BC is before Charles Mungoshi, that period when the old masters romanticised about a golden past and lamented distortion of the ancient landmarks in the destabilising trail of modernity, often with a didactic finish.

Mungoshi shook things up with a new kind of novel which framed the same concerns in a more life-like frame, disruptive and dislocated, as if the novel is an aggregation of tortured brain scans.

New writers, writing AD, after the disruption of “Kunyarara Hakusi Kutaura”, take eccentricity to scale, a reflection of their progressively degenerating society.

“The sun has set, where do we sleep? I cannot hear what you say. You cannot hear what I say. In this jungle, where do we sleep? We be must drunk, O we are drunk! Yes, we are drunk,” the song heard by Mungoshi one night casts a drunken singer’s spell on the subsequent generation of Shona novelists.

Thereafter, ambitious works such as Ignatius Mabasa’s “Mapenzi” and “Imbwa Yemunhu” are also anatomies of a society in spiritual meltdown and madness is taken to scale.

In a 2014 interview for this column, accomplished literary critic Prof George Kahari indicated that the experimental breakaway was a necessary dare for the growth of the Shona novel.

“The new novelists are improving by the day. They are challenging the predominant way of expressing oneself in one way,” Prof Kahari said.

Succinctly put, the new code insists that disorder is truer to life than order. It may take another dare to break out of it as young writers, storming the arena after the second generation revolt, readily identify with it.

“Whereas the old writers used to write chronologically, in a predictable way as in the folk-tale, the new writers are exploiting more enabling techniques to capture their world artistically – talk of stream of consciousness, in medias res …” said Prof Kahari.

“They imitate social reality in ways they find more compelling for the particular case, from the middle, back and forth; they have stopped going from start to finish… They depart from the sarungano’s reference to a detached setting and forcefully relive the reader through the contemporary,” he said.

Now enter Muchuri with his aggregation of tortured brain scans. He comes aboard equally under the spell of Mungoshi’s drunken singer.

In fact, drunken singers, Tino and Meno, the imbibers of “chibarabada”, are a regular feature of the sub-plot.

There two mafia-run the dumpsite and claim daily fees for everyone who comes to eke out a livelihood there, “matasangana” for turning up at the dumpsite and “matagarika” for continuing at the site.

For all the sustained oddities which run the tapestry of the story, Muchuri never veers away from real life.

Mafia administration was blamed for the destruction of the Glen View Home Industry Complex last year, when an industry of such a scale was supposed to be the business of the council. It is also the order of the day among illegal settlers and artisanal miners.

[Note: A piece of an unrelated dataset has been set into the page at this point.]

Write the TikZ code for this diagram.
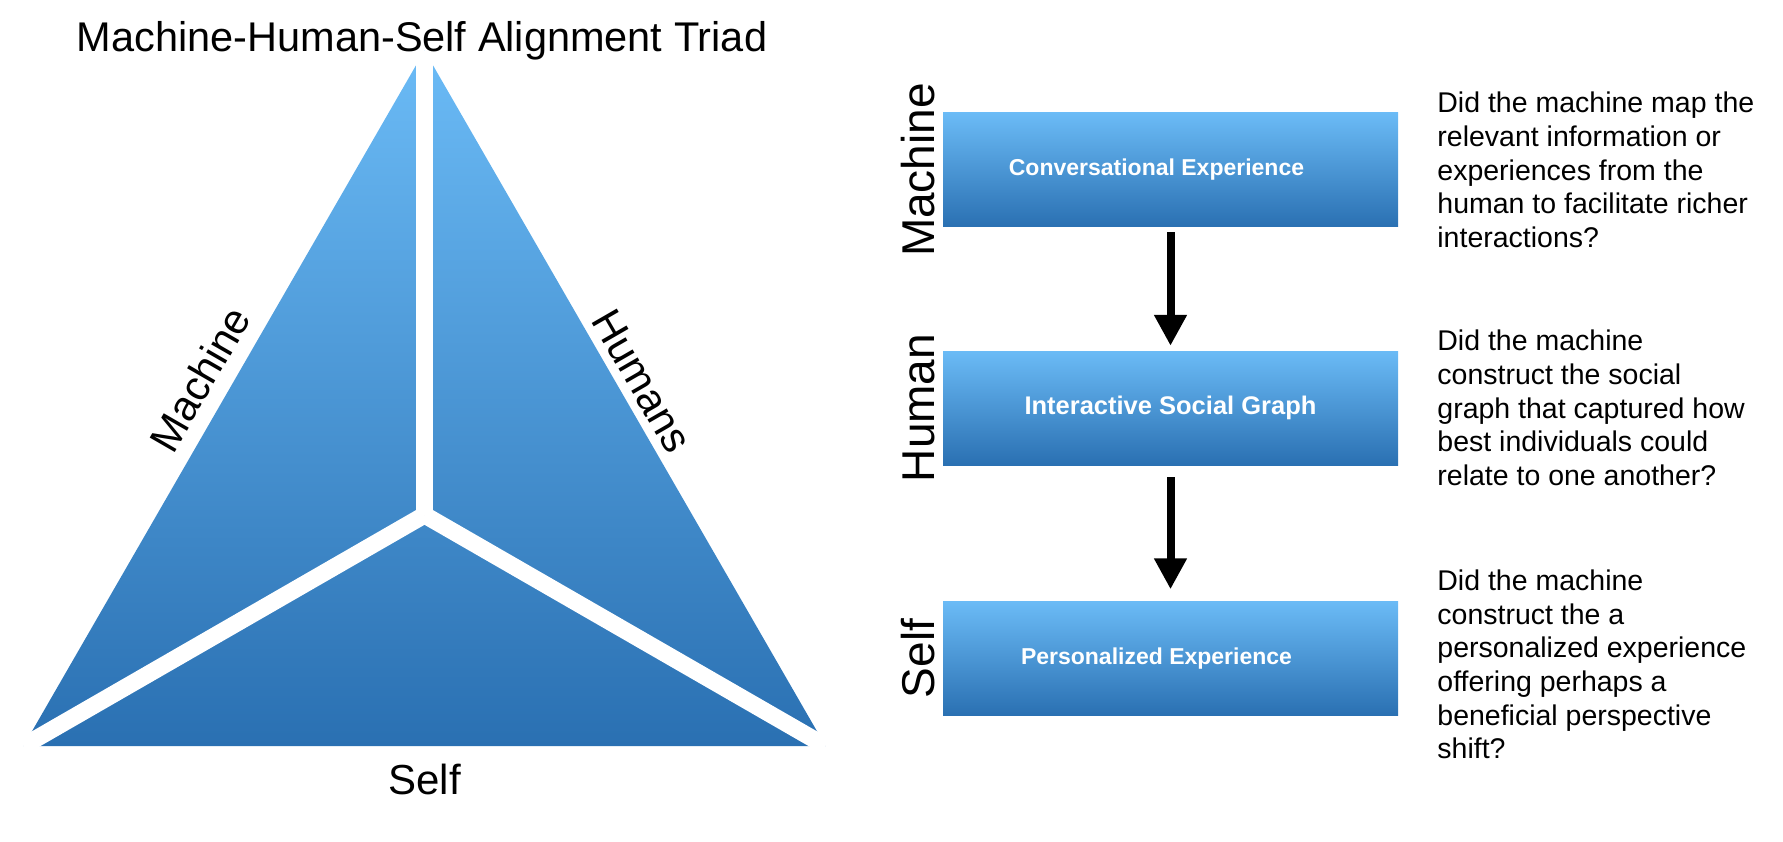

The two drunken singers who are richly versed in folk art are not to be ignored, as Alick Macheso implies elsewhere. Some of their stories speak to the very space we inhabit on multiple levels.

One of the more pertinent folk tales in the book is the story of the “The Woman, the Lion and the River” told by the heroine’s mother. The storyteller laments mankind’s insensitive conquest of nature which is now backfiring globally in the form of climate change.